Hi I hope you can help me. I have two children age 7 and 11. We are moving to Amsterdam for two years and I am seeking information about the British School and the Amsterdam International school. 
Are these good schools?
Which is better?
What is Amstelveen and Oud Zuid like?
If we lived in Oud Zuid, which sections...streets, neighborhoods an you recommend?
Will the kids be missing out on important learning when they return to the USA?

I am also looking for opinions about moving abroad as I have never done it. I am very hesitate because I worry the kids and myself will lose our friends and ties to home in the states. I also don't know as a Mom what I will do to keep busy... Are there school programs... Classes... What do the Moms do whose children are in school during the day?

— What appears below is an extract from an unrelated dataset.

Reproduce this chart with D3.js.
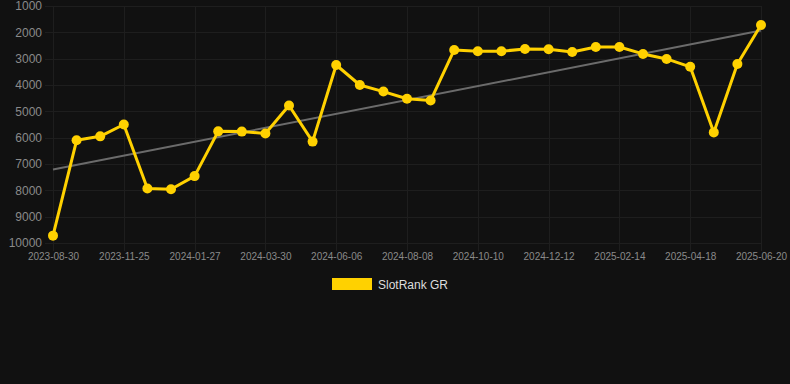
<!DOCTYPE html>
<html lang="en">
<head>
    <meta charset="UTF-8">
    <title>SlotRank GR</title>
    <script src="https://d3js.org/d3.v7.min.js"></script>
    <style>
        html, body {
            margin: 0;
            padding: 0;
            background: #111111;
        }
        body {
            font-family: Arial, "Liberation Sans", sans-serif;
        }
        .grid line {
            stroke: #1e1e1e;
            stroke-width: 1px;
            shape-rendering: crispEdges;
        }
        .axis text {
            fill: #8a8a8a;
        }
        .legend-text {
            fill: #dddddd;
            font-size: 12px;
        }
    </style>
</head>
<body>
    <svg width="790" height="384"></svg>
    <script>
        // chart data
        var dates = [
            "2023-08-30", "2023-09-30", "2023-10-27", "2023-11-25", "2023-12-17", "2024-01-05",
            "2024-01-27", "2024-02-18", "2024-03-09", "2024-03-30", "2024-04-22", "2024-05-15",
            "2024-06-06", "2024-06-27", "2024-07-18", "2024-08-08", "2024-08-29", "2024-09-19",
            "2024-10-10", "2024-10-31", "2024-11-21", "2024-12-12", "2025-01-02", "2025-01-23",
            "2025-02-14", "2025-03-07", "2025-03-28", "2025-04-18", "2025-05-09", "2025-05-30",
            "2025-06-20"
        ];
        var ranks = [
            9720, 6100, 5950, 5500, 7930, 7960,
            7460, 5760, 5770, 5840, 4780, 6150,
            3240, 4000, 4250, 4520, 4590, 2670,
            2720, 2720, 2630, 2645, 2745, 2555,
            2555, 2820, 3010, 3310, 5800, 3200,
            1720
        ];
        var trend = [7210, 1930];            // trend line at first and last date
        var yTicks = [1000, 2000, 3000, 4000, 5000, 6000, 7000, 8000, 9000, 10000];
        var seriesName = "SlotRank GR";

        var margin = {top: 6, right: 29, bottom: 141, left: 53},
            width = 790 - margin.left - margin.right,
            height = 384 - margin.top - margin.bottom;

        var x = d3.scalePoint().domain(dates).range([0, width]);
        var y = d3.scaleLinear().domain([1000, 10000]).range([0, height]);

        var svg = d3.select("svg")
          .append("g")
            .attr("transform", "translate(" + margin.left + "," + margin.top + ")");

        // horizontal grid + y labels
        var yAxis = svg.append("g")
            .attr("class", "grid axis")
            .call(d3.axisLeft(y).tickValues(yTicks).tickSize(-width - 8).tickPadding(3).tickFormat(d3.format("d")))
            .attr("transform", "translate(-8,0)");
        yAxis.select(".domain").remove();
        yAxis.selectAll("text").style("font-size", "12px");

        // vertical grid + x labels, every third date
        var xTickVals = dates.filter(function(d, i) { return i % 3 === 0; });
        var xAxis = svg.append("g")
            .attr("class", "grid axis")
            .attr("transform", "translate(0," + height + ")")
            .call(d3.axisBottom(x).tickValues(xTickVals).tickSize(-height).tickPadding(8));
        xAxis.select(".domain").remove();
        xAxis.selectAll("line").attr("y1", 8);
        xAxis.selectAll("text").style("font-size", "10px").attr("dy", "0.9em");

        // trend line
        svg.append("line")
            .attr("x1", x(dates[0]))
            .attr("y1", y(trend[0]))
            .attr("x2", x(dates[dates.length - 1]))
            .attr("y2", y(trend[1]))
            .style("stroke", "#6b6b6b")
            .style("stroke-width", 2);

        // data line
        var line = d3.line()
            .x(function(d, i) { return x(dates[i]); })
            .y(function(d) { return y(d); });

        svg.append("path")
            .datum(ranks)
            .attr("d", line)
            .style("fill", "none")
            .style("stroke", "#ffd100")
            .style("stroke-width", 3)
            .style("stroke-linejoin", "round");

        svg.append("g")
            .selectAll("circle")
            .data(ranks)
          .enter().append("circle")
            .attr("cx", function(d, i) { return x(dates[i]); })
            .attr("cy", function(d) { return y(d); })
            .attr("r", 5)
            .style("fill", "#ffd100");

        // legend
        var legend = d3.select("svg").append("g");
        legend.append("rect")
            .attr("x", 332)
            .attr("y", 278)
            .attr("width", 40)
            .attr("height", 12)
            .style("fill", "#ffd100");
        legend.append("text")
            .attr("class", "legend-text")
            .attr("x", 378)
            .attr("y", 289)
            .text(seriesName);
    </script>
</body>
</html>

I am glad to have found this site...any help is very much appreciated. Thank you!!!


----------



## Bevdeforges (Nov 16, 2007)

Moving to a different country is always a major life change, so no wonder you're a little overwhelmed. 

You might be interested in the EU report on the school system in the Netherlands, just for an idea what the public schools have to offer: http://eacea.ec.europa.eu/education/eurydice/documents/eurybase/structures/041_NL_EN.pdf Also, due to EU rules, your children have the right to language training in the public schools. (Technically, it's for EU nationals changing countries, but it's definitely available and usually not limited to EU nationals.)

Thanks to modern technology (Skype, e-mail, mobile phones, etc.) it's much easier than it used to be to stay in touch with family and friends back in the States. But some relationships will change, just as if you moved to a distant corner of the US.

Normally, in a new area, you'll do the same things you'd do if you had moved within the US. To meet people, take a class or volunteer. Fortunately, lots of Dutch people speak excellent English. You should look into taking a Dutch class - it's not an easy language, but it is related to English so you have an advantage over some other folks.

And there are a number of women's clubs for expats that will help you get yourself installed. Several of them are affiliated with FAWCO (Federation of American Women's Clubs Overseas). Start here to find one to your liking: The Netherlands - Region 4
Cheers,
Bev


----------



## Mad Amster (Aug 31, 2012)

irismomma said:


> Hi I hope you can help me. I have two children age 7 and 11. We are moving to Amsterdam for two years and I am seeking information about the British School and the Amsterdam International school.
> Are these good schools?
> Which is better?
> What is Amstelveen and Oud Zuid like?
> ...


Amstelveen is a great place to live. At the international school all the teaching staff are educated to Masters level not just Bachelors. The discipline is magic. I wish it was as good at the secondary school I teach at. The classes are quiet, they work hard, if an adult walks in to a class the children all stand up and wait to be told to sit down again......... Also I wouldn't worry about your kids missing out on things. You will probably find that when they start they are behind. The Dutch kids will have covered more ground than their American counterparts. After 2 years, when you return to the States, with the possible exception of American history, your kids will be ahead of their old friends.


----------